_Exercise details_
Print the listing as it stands, omitting all images.

==== Given material ====

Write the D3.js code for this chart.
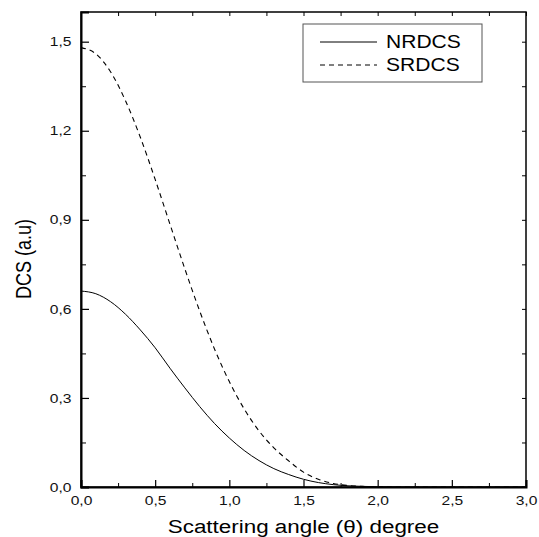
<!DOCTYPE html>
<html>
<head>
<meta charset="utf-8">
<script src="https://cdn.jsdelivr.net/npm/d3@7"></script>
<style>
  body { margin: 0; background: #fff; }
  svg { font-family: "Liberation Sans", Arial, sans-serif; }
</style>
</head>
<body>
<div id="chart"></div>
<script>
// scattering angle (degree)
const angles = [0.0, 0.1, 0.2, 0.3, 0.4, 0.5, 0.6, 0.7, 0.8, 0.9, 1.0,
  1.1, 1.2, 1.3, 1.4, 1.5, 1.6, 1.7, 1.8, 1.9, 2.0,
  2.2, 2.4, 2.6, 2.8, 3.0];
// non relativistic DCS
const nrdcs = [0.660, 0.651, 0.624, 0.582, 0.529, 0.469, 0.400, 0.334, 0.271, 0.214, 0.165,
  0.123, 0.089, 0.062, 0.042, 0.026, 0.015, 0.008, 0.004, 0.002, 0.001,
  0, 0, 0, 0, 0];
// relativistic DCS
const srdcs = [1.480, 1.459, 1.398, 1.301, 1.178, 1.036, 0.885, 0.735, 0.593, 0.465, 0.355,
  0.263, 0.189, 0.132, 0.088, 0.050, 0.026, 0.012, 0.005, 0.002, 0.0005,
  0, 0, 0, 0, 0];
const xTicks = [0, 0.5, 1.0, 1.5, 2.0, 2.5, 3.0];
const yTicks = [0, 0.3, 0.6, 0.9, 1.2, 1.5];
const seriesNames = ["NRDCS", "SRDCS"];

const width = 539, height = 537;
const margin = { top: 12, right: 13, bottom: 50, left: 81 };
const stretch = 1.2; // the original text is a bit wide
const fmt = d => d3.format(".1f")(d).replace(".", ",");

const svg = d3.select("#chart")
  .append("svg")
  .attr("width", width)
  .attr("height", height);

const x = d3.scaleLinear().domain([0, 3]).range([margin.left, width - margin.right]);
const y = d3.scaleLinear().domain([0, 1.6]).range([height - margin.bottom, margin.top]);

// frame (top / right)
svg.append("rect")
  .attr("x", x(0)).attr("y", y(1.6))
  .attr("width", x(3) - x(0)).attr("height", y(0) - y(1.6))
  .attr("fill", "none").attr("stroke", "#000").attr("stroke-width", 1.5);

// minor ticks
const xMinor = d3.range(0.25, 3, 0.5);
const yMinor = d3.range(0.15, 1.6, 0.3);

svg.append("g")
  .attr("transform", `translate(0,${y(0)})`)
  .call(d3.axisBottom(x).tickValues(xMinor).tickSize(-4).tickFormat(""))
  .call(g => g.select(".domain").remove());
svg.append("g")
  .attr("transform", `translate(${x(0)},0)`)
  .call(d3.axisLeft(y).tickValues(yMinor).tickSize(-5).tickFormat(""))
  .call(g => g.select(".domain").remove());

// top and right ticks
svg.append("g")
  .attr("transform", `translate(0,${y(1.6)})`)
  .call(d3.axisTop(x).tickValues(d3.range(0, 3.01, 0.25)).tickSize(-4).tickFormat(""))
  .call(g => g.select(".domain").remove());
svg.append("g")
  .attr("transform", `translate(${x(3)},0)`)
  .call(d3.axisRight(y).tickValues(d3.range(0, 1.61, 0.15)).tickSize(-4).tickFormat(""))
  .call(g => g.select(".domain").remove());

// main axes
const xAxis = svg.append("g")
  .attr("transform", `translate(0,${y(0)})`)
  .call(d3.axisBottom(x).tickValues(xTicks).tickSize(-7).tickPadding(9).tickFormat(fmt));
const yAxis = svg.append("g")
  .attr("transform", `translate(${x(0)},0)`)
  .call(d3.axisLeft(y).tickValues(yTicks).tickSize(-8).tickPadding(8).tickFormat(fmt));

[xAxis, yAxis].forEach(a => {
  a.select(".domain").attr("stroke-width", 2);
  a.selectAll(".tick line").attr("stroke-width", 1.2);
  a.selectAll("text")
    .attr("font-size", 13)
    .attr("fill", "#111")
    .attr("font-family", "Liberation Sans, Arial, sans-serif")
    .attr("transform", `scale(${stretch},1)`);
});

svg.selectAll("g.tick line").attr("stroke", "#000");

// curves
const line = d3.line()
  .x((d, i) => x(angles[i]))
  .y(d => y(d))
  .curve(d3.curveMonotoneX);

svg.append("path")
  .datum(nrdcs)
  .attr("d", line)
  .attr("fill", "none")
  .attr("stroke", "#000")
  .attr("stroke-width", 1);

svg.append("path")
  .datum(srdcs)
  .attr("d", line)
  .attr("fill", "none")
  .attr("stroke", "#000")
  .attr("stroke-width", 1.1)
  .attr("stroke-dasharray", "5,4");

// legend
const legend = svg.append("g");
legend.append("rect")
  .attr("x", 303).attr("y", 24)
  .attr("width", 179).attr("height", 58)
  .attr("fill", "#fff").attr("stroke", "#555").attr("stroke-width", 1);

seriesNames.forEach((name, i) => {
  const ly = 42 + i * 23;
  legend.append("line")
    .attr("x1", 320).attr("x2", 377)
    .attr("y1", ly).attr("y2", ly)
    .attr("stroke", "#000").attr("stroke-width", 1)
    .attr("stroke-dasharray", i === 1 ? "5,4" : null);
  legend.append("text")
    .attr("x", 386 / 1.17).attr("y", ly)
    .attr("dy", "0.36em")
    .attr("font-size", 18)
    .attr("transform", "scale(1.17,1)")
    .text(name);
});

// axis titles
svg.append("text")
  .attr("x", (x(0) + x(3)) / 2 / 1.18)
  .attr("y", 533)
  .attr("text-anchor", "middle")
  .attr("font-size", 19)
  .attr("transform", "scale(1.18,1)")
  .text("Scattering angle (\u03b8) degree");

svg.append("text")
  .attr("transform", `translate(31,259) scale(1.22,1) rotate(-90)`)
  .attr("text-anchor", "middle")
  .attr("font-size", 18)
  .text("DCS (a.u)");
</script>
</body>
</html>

====

_Task response_
Write the D3.js code for this chart.
<!DOCTYPE html>
<html>
<head>
<meta charset="utf-8">
<script src="https://cdn.jsdelivr.net/npm/d3@7"></script>
<style>
  body { margin: 0; background: #fff; }
  svg { font-family: "Liberation Sans", Arial, sans-serif; }
</style>
</head>
<body>
<div id="chart"></div>
<script>
// scattering angle (degree)
const angles = [0.0, 0.1, 0.2, 0.3, 0.4, 0.5, 0.6, 0.7, 0.8, 0.9, 1.0,
  1.1, 1.2, 1.3, 1.4, 1.5, 1.6, 1.7, 1.8, 1.9, 2.0,
  2.2, 2.4, 2.6, 2.8, 3.0];
// non relativistic DCS
const nrdcs = [0.660, 0.651, 0.624, 0.582, 0.529, 0.469, 0.400, 0.334, 0.271, 0.214, 0.165,
  0.123, 0.089, 0.062, 0.042, 0.026, 0.015, 0.008, 0.004, 0.002, 0.001,
  0, 0, 0, 0, 0];
// relativistic DCS
const srdcs = [1.480, 1.459, 1.398, 1.301, 1.178, 1.036, 0.885, 0.735, 0.593, 0.465, 0.355,
  0.263, 0.189, 0.132, 0.088, 0.050, 0.026, 0.012, 0.005, 0.002, 0.0005,
  0, 0, 0, 0, 0];
const xTicks = [0, 0.5, 1.0, 1.5, 2.0, 2.5, 3.0];
const yTicks = [0, 0.3, 0.6, 0.9, 1.2, 1.5];
const seriesNames = ["NRDCS", "SRDCS"];

const width = 539, height = 537;
const margin = { top: 12, right: 13, bottom: 50, left: 81 };
const stretch = 1.2; // the original text is a bit wide
const fmt = d => d3.format(".1f")(d).replace(".", ",");

const svg = d3.select("#chart")
  .append("svg")
  .attr("width", width)
  .attr("height", height);

const x = d3.scaleLinear().domain([0, 3]).range([margin.left, width - margin.right]);
const y = d3.scaleLinear().domain([0, 1.6]).range([height - margin.bottom, margin.top]);

// frame (top / right)
svg.append("rect")
  .attr("x", x(0)).attr("y", y(1.6))
  .attr("width", x(3) - x(0)).attr("height", y(0) - y(1.6))
  .attr("fill", "none").attr("stroke", "#000").attr("stroke-width", 1.5);

// minor ticks
const xMinor = d3.range(0.25, 3, 0.5);
const yMinor = d3.range(0.15, 1.6, 0.3);

svg.append("g")
  .attr("transform", `translate(0,${y(0)})`)
  .call(d3.axisBottom(x).tickValues(xMinor).tickSize(-4).tickFormat(""))
  .call(g => g.select(".domain").remove());
svg.append("g")
  .attr("transform", `translate(${x(0)},0)`)
  .call(d3.axisLeft(y).tickValues(yMinor).tickSize(-5).tickFormat(""))
  .call(g => g.select(".domain").remove());

// top and right ticks
svg.append("g")
  .attr("transform", `translate(0,${y(1.6)})`)
  .call(d3.axisTop(x).tickValues(d3.range(0, 3.01, 0.25)).tickSize(-4).tickFormat(""))
  .call(g => g.select(".domain").remove());
svg.append("g")
  .attr("transform", `translate(${x(3)},0)`)
  .call(d3.axisRight(y).tickValues(d3.range(0, 1.61, 0.15)).tickSize(-4).tickFormat(""))
  .call(g => g.select(".domain").remove());

// main axes
const xAxis = svg.append("g")
  .attr("transform", `translate(0,${y(0)})`)
  .call(d3.axisBottom(x).tickValues(xTicks).tickSize(-7).tickPadding(9).tickFormat(fmt));
const yAxis = svg.append("g")
  .attr("transform", `translate(${x(0)},0)`)
  .call(d3.axisLeft(y).tickValues(yTicks).tickSize(-8).tickPadding(8).tickFormat(fmt));

[xAxis, yAxis].forEach(a => {
  a.select(".domain").attr("stroke-width", 2);
  a.selectAll(".tick line").attr("stroke-width", 1.2);
  a.selectAll("text")
    .attr("font-size", 13)
    .attr("fill", "#111")
    .attr("font-family", "Liberation Sans, Arial, sans-serif")
    .attr("transform", `scale(${stretch},1)`);
});

svg.selectAll("g.tick line").attr("stroke", "#000");

// curves
const line = d3.line()
  .x((d, i) => x(angles[i]))
  .y(d => y(d))
  .curve(d3.curveMonotoneX);

svg.append("path")
  .datum(nrdcs)
  .attr("d", line)
  .attr("fill", "none")
  .attr("stroke", "#000")
  .attr("stroke-width", 1);

svg.append("path")
  .datum(srdcs)
  .attr("d", line)
  .attr("fill", "none")
  .attr("stroke", "#000")
  .attr("stroke-width", 1.1)
  .attr("stroke-dasharray", "5,4");

// legend
const legend = svg.append("g");
legend.append("rect")
  .attr("x", 303).attr("y", 24)
  .attr("width", 179).attr("height", 58)
  .attr("fill", "#fff").attr("stroke", "#555").attr("stroke-width", 1);

seriesNames.forEach((name, i) => {
  const ly = 42 + i * 23;
  legend.append("line")
    .attr("x1", 320).attr("x2", 377)
    .attr("y1", ly).attr("y2", ly)
    .attr("stroke", "#000").attr("stroke-width", 1)
    .attr("stroke-dasharray", i === 1 ? "5,4" : null);
  legend.append("text")
    .attr("x", 386 / 1.17).attr("y", ly)
    .attr("dy", "0.36em")
    .attr("font-size", 18)
    .attr("transform", "scale(1.17,1)")
    .text(name);
});

// axis titles
svg.append("text")
  .attr("x", (x(0) + x(3)) / 2 / 1.18)
  .attr("y", 533)
  .attr("text-anchor", "middle")
  .attr("font-size", 19)
  .attr("transform", "scale(1.18,1)")
  .text("Scattering angle (\u03b8) degree");

svg.append("text")
  .attr("transform", `translate(31,259) scale(1.22,1) rotate(-90)`)
  .attr("text-anchor", "middle")
  .attr("font-size", 18)
  .text("DCS (a.u)");
</script>
</body>
</html>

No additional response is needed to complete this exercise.